6 Luglio 2017
NO-CETA

“No al Gorgonzola made in Canada”. Questo uno degli slogan che gli allevatori e gli agricoltori novaresi e del Vco hanno ribadito ieri (5 luglio) a Roma, in piazza Montecitorio, alla manifestazione per fermare il trattato di libero scambio con il Canada. Intesa che, per la prima volta nella storia dell’Unione, accorda, a livello internazionale, il via libera alle imitazioni dei nostri prodotti più tipici e spalanca le porte all’invasione di grano duro e ad ingenti quantitativi di carne a dazio zero.
I produttori delle due province erano insieme ad un Piemonte sceso in forze davanti al Parlamento, con il presidente regionale Coldiretti Delia Revelli e il Delegato Confederale Bruno Rivarossa. La delegazione interprovinciale di Novara Vco era guidata dal presidente Sara Baudo.

L’iniziativa ha visto con Coldiretti altre organizzazioni, quali Cgil, Arci, Adusbef, Movimento Consumatori, Legambiente, Greenpeace, Slow Food International, Federconsumatori, Acli Terra e Fair Watch, che chiedono fermamente di procedere senza fretta ad una discussione approfondita in Parlamento, prima di assumere una decisione di ratifica che porterebbe ad un'indiscriminata liberalizzazione e deregolamentazione degli scambi con una vera e propria svendita del made in Italy.
Hanno già espresso il loro sostegno, con delibera approvata in Giunta, oltre 200 comuni piemontesi e l’assessore regionale all’Agricoltura Giorgio Ferrero presente alla manifestazione.

“Tra i comparti che potranno essere maggiormente colpiti ci sono quello vitivinicolo, quello dei bovini da carne e dei prodotti lattiero-caseari” precisa il presidente Baudo. “In particolare, a essere minacciato è proprio il Gorgonzola di cui il Piemonte ha prodotto nel 2016 40 mila tonnellate, circa il 50% della produzione nazionale e di cui il territorio del Novarese detiene il primato produttivo”.

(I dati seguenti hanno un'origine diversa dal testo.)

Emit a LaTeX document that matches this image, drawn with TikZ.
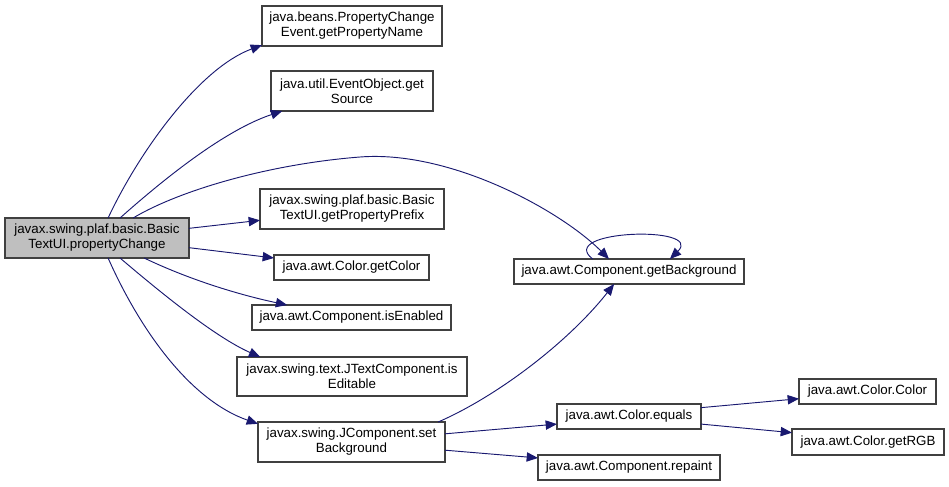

“A rischio anche i prodotti Dop/Igp/Doc/Docg per cui è fondamentale che i Consorzi di Tutela intervengano per bloccare questo trattato che andrebbe a banalizzare il nostro patrimonio enogastronomico” aggiungono il presidente regionale Revelli e il delegato confederale Rivarossa. “A preoccupare, inoltre, è il fatto che nel CETA manca il riferimento alla portata vincolante del principio di precauzione che, in Europa, impone una condotta cautelativa nelle decisioni che riguardano questioni scientificamente controverse circa i possibili impatti sulla salute o sull’ambiente. L’accordo prevede, al contrario, l’applicazione del principio di equivalenza delle misure sanitarie e fitosanitarie tra le parti, consentendo di ottenere il mutuo riconoscimento di un prodotto e, quindi, di evitare nuovi controlli nel paese in cui verrà venduto.
E’ necessaria una valutazione ponderata e approfondita dell’argomento, soprattutto in considerazione della mancanza di reciprocità tra modelli produttivi Canada/Europa. Nei trattati va assolutamente riservata all’agroalimentare una specificità che tuteli la distintività delle nostre produzioni fermando una escalation che mette a rischio la tutela della salute, la protezione dell’ambiente e la libertà di scelta dei consumatori”.